Electronic Thesis and Dissertation Repository

Degree

Doctor of Philosophy

Program

Economics

Supervisor

James C. MacGee

Abstract

This thesis consists of three essays on the economic effects of agricultural and non-agricultural trade. The first essay asks whether the observed low trade intensity of agricultural goods is caused by high trade costs or small gains from agricultural trade. By empirically estimating structural equations from a trade model, I find that it is largely due to high trade costs. I also find large variation in relative efficiency of producing agricultural goods, which suggests that lower agricultural trade costs could lead to large gains from trade. The second essay asks how large are the gains from lower trade costs in the presence of the "Food Problem". I extend the Eaton-Kortum trade model to include a tradeable agriculture sector, minimum consumption and home production of agricultural goods. The calibrated model implies much larger gains from trade for poor countries than prior studies.
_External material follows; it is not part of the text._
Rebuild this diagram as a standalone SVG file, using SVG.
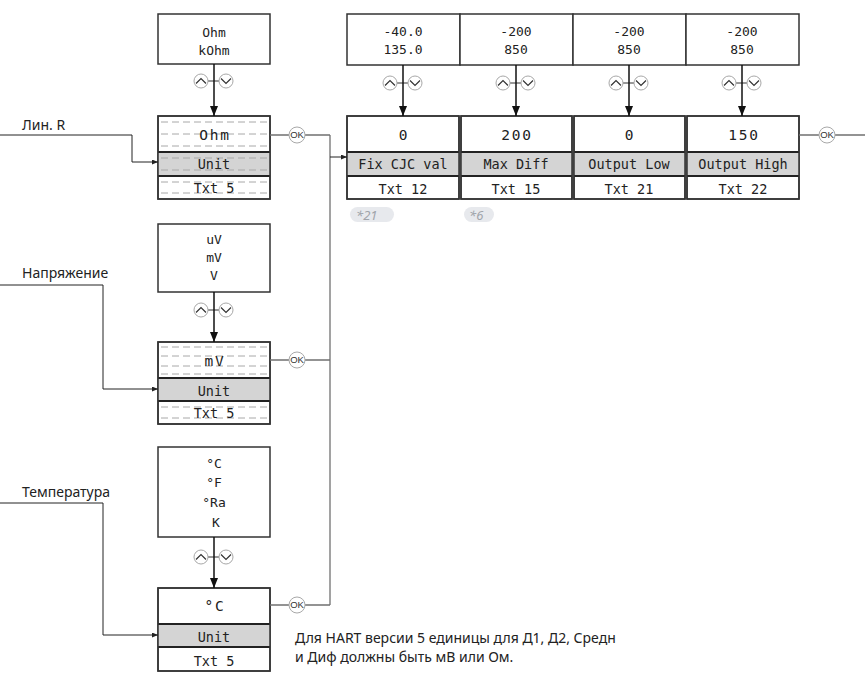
<svg xmlns="http://www.w3.org/2000/svg" xmlns:xlink="http://www.w3.org/1999/xlink" width="865" height="690" viewBox="0 0 865 690">
<style>
.box{fill:#fff;stroke:#333;stroke-width:1.5}
.frame{fill:none;stroke:#333;stroke-width:1.5}
.gray{fill:#d4d4d4;stroke:none}
.div{stroke:#222;stroke-width:2}
.dash{stroke:#a8a8a8;stroke-width:1;stroke-dasharray:7 4}
.m{font-family:"DejaVu Sans Mono","Liberation Mono",monospace;fill:#222;text-anchor:middle}
.opt{font-size:13px}
.val{font-size:14.5px;letter-spacing:1.8px}
.lbl{font-size:13.5px}
.s{font-family:"Noto Sans","Liberation Sans",sans-serif;font-size:14px;fill:#222}
.note{font-family:"Noto Sans","Liberation Sans",sans-serif;font-size:13px;font-style:italic;fill:#a0a4aa}
.pill{fill:#e7e9ed}
.arr{stroke:#111;stroke-width:1.5;fill:none}
.thin{stroke:#222;stroke-width:1;fill:none}
.okl{stroke:#707070;stroke-width:1.3;fill:none}
.btn{fill:#fff;stroke:#a8a8a8;stroke-width:1}
.chev{fill:none;stroke:#333;stroke-width:1.2}
.okc{fill:#fff;stroke:#a8a8a8;stroke-width:1}
.okt{font-family:"Liberation Sans",Arial,sans-serif;font-size:9.5px;fill:#333;text-anchor:middle}
</style>
<defs>
<marker id="ah" markerUnits="userSpaceOnUse" markerWidth="10" markerHeight="8" refX="10" refY="4" orient="auto"><path d="M0,0 L10,4 L0,8 z" fill="#111"/></marker>
<marker id="ahs" markerUnits="userSpaceOnUse" markerWidth="6" markerHeight="5" refX="6" refY="2.5" orient="auto"><path d="M0,0 L6,2.5 L0,5 z" fill="#222"/></marker>
<g id="btns">
<line x1="-6" y1="0" x2="5" y2="0" stroke="#333" stroke-width="1"/>
<circle class="btn" cx="-13" cy="0" r="7"/>
<path class="chev" d="M-18,2.5 L-13,-2.5 L-8,2.5"/>
<circle class="btn" cx="12" cy="0" r="7"/>
<path class="chev" d="M7,-2.5 L12,2.5 L17,-2.5"/>
</g>
<g id="ok">
<circle class="okc" cx="0" cy="0" r="8"/>
<text class="okt" x="0" y="3.4">OK</text>
</g>
</defs>

<!-- Left column -->
<g id="opt-ohm">
<rect class="box" x="158" y="14" width="112" height="50"/>
<text class="m opt" x="214" y="37">Ohm</text>
<text class="m opt" x="214" y="55">kOhm</text>
</g>
<g id="sel-ohm">
<rect class="box" x="158" y="116" width="112" height="83"/>
<rect class="gray" x="158" y="152" width="112" height="24"/>
<g class="dash">
<line x1="161" y1="122" x2="268" y2="122"/><line x1="161" y1="134" x2="268" y2="134"/><line x1="161" y1="146" x2="268" y2="146"/>
<line x1="161" y1="158" x2="268" y2="158"/><line x1="161" y1="170" x2="268" y2="170"/>
<line x1="161" y1="182" x2="268" y2="182"/><line x1="161" y1="193" x2="268" y2="193"/>
</g>
<line class="div" x1="158" y1="152" x2="270" y2="152"/>
<line class="div" x1="158" y1="176" x2="270" y2="176"/>
<rect class="frame" x="158" y="116" width="112" height="83"/>
<text class="m val" x="215" y="140">Ohm</text>
<text class="m lbl" x="214" y="169">Unit</text>
<text class="m lbl" x="214" y="193">Txt 5</text>
</g>

<g id="opt-v">
<rect class="box" x="158" y="224" width="112" height="68"/>
<text class="m opt" x="214" y="244">uV</text>
<text class="m opt" x="214" y="262">mV</text>
<text class="m opt" x="214" y="280">V</text>
</g>
<g id="sel-v">
<rect class="box" x="158" y="342" width="112" height="82"/>
<rect class="gray" x="158" y="378" width="112" height="23"/>
<g class="dash">
<line x1="161" y1="347" x2="268" y2="347"/><line x1="161" y1="356" x2="268" y2="356"/><line x1="161" y1="366" x2="268" y2="366"/><line x1="161" y1="374" x2="268" y2="374"/>
<line x1="161" y1="407" x2="268" y2="407"/><line x1="161" y1="418" x2="268" y2="418"/>
</g>
<line class="div" x1="158" y1="378" x2="270" y2="378"/>
<line class="div" x1="158" y1="401" x2="270" y2="401"/>
<rect class="frame" x="158" y="342" width="112" height="82"/>
<text class="m val" x="215" y="366">mV</text>
<text class="m lbl" x="214" y="396">Unit</text>
<text class="m lbl" x="214" y="418">Txt 5</text>
</g>

<g id="opt-t">
<rect class="box" x="158" y="447" width="112" height="90"/>
<text class="m opt" x="214" y="468">°C</text>
<text class="m opt" x="214" y="487">°F</text>
<text class="m opt" x="214" y="507">°Ra</text>
<text class="m opt" x="216" y="527">K</text>
</g>
<g id="sel-t">
<rect class="box" x="158" y="588" width="112" height="83"/>
<rect class="gray" x="158" y="624" width="112" height="23"/>
<line class="div" x1="158" y1="624" x2="270" y2="624"/>
<line class="div" x1="158" y1="647" x2="270" y2="647"/>
<rect class="frame" x="158" y="588" width="112" height="83"/>
<text class="m val" x="215" y="611">°C</text>
<text class="m lbl" x="214" y="642">Unit</text>
<text class="m lbl" x="214" y="666">Txt 5</text>
</g>

<!-- Top row -->
<g id="opt-cjc">
<rect class="box" x="347" y="14" width="113" height="51"/>
<text class="m opt" x="403" y="36">-40.0</text>
<text class="m opt" x="403" y="54">135.0</text>
</g>
<g id="opt-diff">
<rect class="box" x="460" y="14" width="113" height="51"/>
<text class="m opt" x="516" y="36">-200</text>
<text class="m opt" x="516" y="54">850</text>
</g>
<g id="opt-low">
<rect class="box" x="573" y="14" width="113" height="51"/>
<text class="m opt" x="629" y="36">-200</text>
<text class="m opt" x="629" y="54">850</text>
</g>
<g id="opt-high">
<rect class="box" x="686" y="14" width="113" height="51"/>
<text class="m opt" x="742" y="36">-200</text>
<text class="m opt" x="742" y="54">850</text>
</g>

<g id="sel-cjc">
<rect class="box" x="347" y="116" width="112" height="83"/>
<rect class="gray" x="347" y="152" width="112" height="24"/>
<line class="div" x1="347" y1="152" x2="459" y2="152"/>
<line class="div" x1="347" y1="176" x2="459" y2="176"/>
<rect class="frame" x="347" y="116" width="112" height="83"/>
<text class="m val" x="404" y="140">0</text>
<text class="m lbl" x="403" y="169">Fix CJC val</text>
<text class="m lbl" x="403" y="194">Txt 12</text>
</g>
<g id="sel-diff">
<rect class="box" x="461" y="116" width="111" height="83"/>
<rect class="gray" x="461" y="152" width="111" height="24"/>
<line class="div" x1="461" y1="152" x2="572" y2="152"/>
<line class="div" x1="461" y1="176" x2="572" y2="176"/>
<rect class="frame" x="461" y="116" width="111" height="83"/>
<text class="m val" x="517" y="140">200</text>
<text class="m lbl" x="516" y="169">Max Diff</text>
<text class="m lbl" x="516" y="194">Txt 15</text>
</g>
<g id="sel-low">
<rect class="box" x="574" y="116" width="111" height="83"/>
<rect class="gray" x="574" y="152" width="111" height="24"/>
<line class="div" x1="574" y1="152" x2="685" y2="152"/>
<line class="div" x1="574" y1="176" x2="685" y2="176"/>
<rect class="frame" x="574" y="116" width="111" height="83"/>
<text class="m val" x="630" y="140">0</text>
<text class="m lbl" x="629" y="169">Output Low</text>
<text class="m lbl" x="629" y="194">Txt 21</text>
</g>
<g id="sel-high">
<rect class="box" x="687" y="116" width="112" height="83"/>
<rect class="gray" x="687" y="152" width="112" height="24"/>
<line class="div" x1="687" y1="152" x2="799" y2="152"/>
<line class="div" x1="687" y1="176" x2="799" y2="176"/>
<rect class="frame" x="687" y="116" width="112" height="83"/>
<text class="m val" x="744" y="140">150</text>
<text class="m lbl" x="743" y="169">Output High</text>
<text class="m lbl" x="743" y="194">Txt 22</text>
</g>

<g id="notes">
<rect class="pill" x="350" y="207" width="44" height="15" rx="7.5"/>
<text class="note" x="356" y="219.5">*21</text>
<rect class="pill" x="464" y="207" width="30" height="15" rx="7.5"/>
<text class="note" x="469" y="219.5">*6</text>
</g>

<g id="labels">
<text class="s" x="22" y="130">Лин. R</text>
<text class="s" x="22" y="278">Напряжение</text>
<text class="s" x="22" y="497">Температура</text>
<text class="s" x="295" y="643">Для HART версии 5 единицы для Д1, Д2, Средн</text>
<text class="s" x="295" y="662">и Диф должны быть мВ или Ом.</text>
</g>

<g id="connectors">
<use xlink:href="#btns" href="#btns" x="214" y="81"/>
<use xlink:href="#btns" href="#btns" x="214" y="310"/>
<use xlink:href="#btns" href="#btns" x="214" y="557"/>
<use xlink:href="#btns" href="#btns" x="403" y="83"/>
<use xlink:href="#btns" href="#btns" x="516" y="83"/>
<use xlink:href="#btns" href="#btns" x="629" y="83"/>
<use xlink:href="#btns" href="#btns" x="742" y="83"/>
<line class="arr" x1="214" y1="64" x2="214" y2="116" marker-end="url(#ah)"/>
<line class="arr" x1="214" y1="292" x2="214" y2="342" marker-end="url(#ah)"/>
<line class="arr" x1="214" y1="537" x2="214" y2="588" marker-end="url(#ah)"/>
<line class="arr" x1="403" y1="65" x2="403" y2="116" marker-end="url(#ah)"/>
<line class="arr" x1="516" y1="65" x2="516" y2="116" marker-end="url(#ah)"/>
<line class="arr" x1="629" y1="65" x2="629" y2="116" marker-end="url(#ah)"/>
<line class="arr" x1="742" y1="65" x2="742" y2="116" marker-end="url(#ah)"/>
<path class="okl" d="M270,135 H289 M305,135 H330 M270,360 H289 M305,360 H330 M270,605 H289 M305,605 H330"/>
<path class="okl" d="M330,135 V605" stroke-width="1.6"/>
<path class="thin" d="M330,157 H347" marker-end="url(#ahs)"/>
<use xlink:href="#ok" href="#ok" x="297" y="135"/>
<use xlink:href="#ok" href="#ok" x="297" y="360"/>
<use xlink:href="#ok" href="#ok" x="297" y="605"/>
<path class="okl" d="M799,135 H819 M835,135 H865"/>
<use xlink:href="#ok" href="#ok" x="827" y="135"/>
<path class="thin" d="M0,135 H132 V162 H158" marker-end="url(#ahs)"/>
<path class="thin" d="M0,285 H103 V389 H158" marker-end="url(#ahs)"/>
<path class="thin" d="M0,503 H103 V635 H158" marker-end="url(#ahs)"/>
</g>
</svg>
The main reason for these gains is that intra-sectoral trade leads poor countries to specialize in a set of agricultural goods with high efficiency and inter-sectoral trade enables them to reallocate labor to manufacturing, which often is their comparative advantage sector. The third essay quantitatively evaluates the potential impact of removing China's Hukou system, which restricts rural-urban migration in China, on the world economy. I find that removing Hukou could increase China's income by 4.7%, and would substantially impact some of China's small neighboring economies. This is because removing Hukou increases the relative price of agricultural goods, which benefits net agricultural exporters such as Thailand and hurts net agricultural importers such as Sri Lanka and Bangladesh.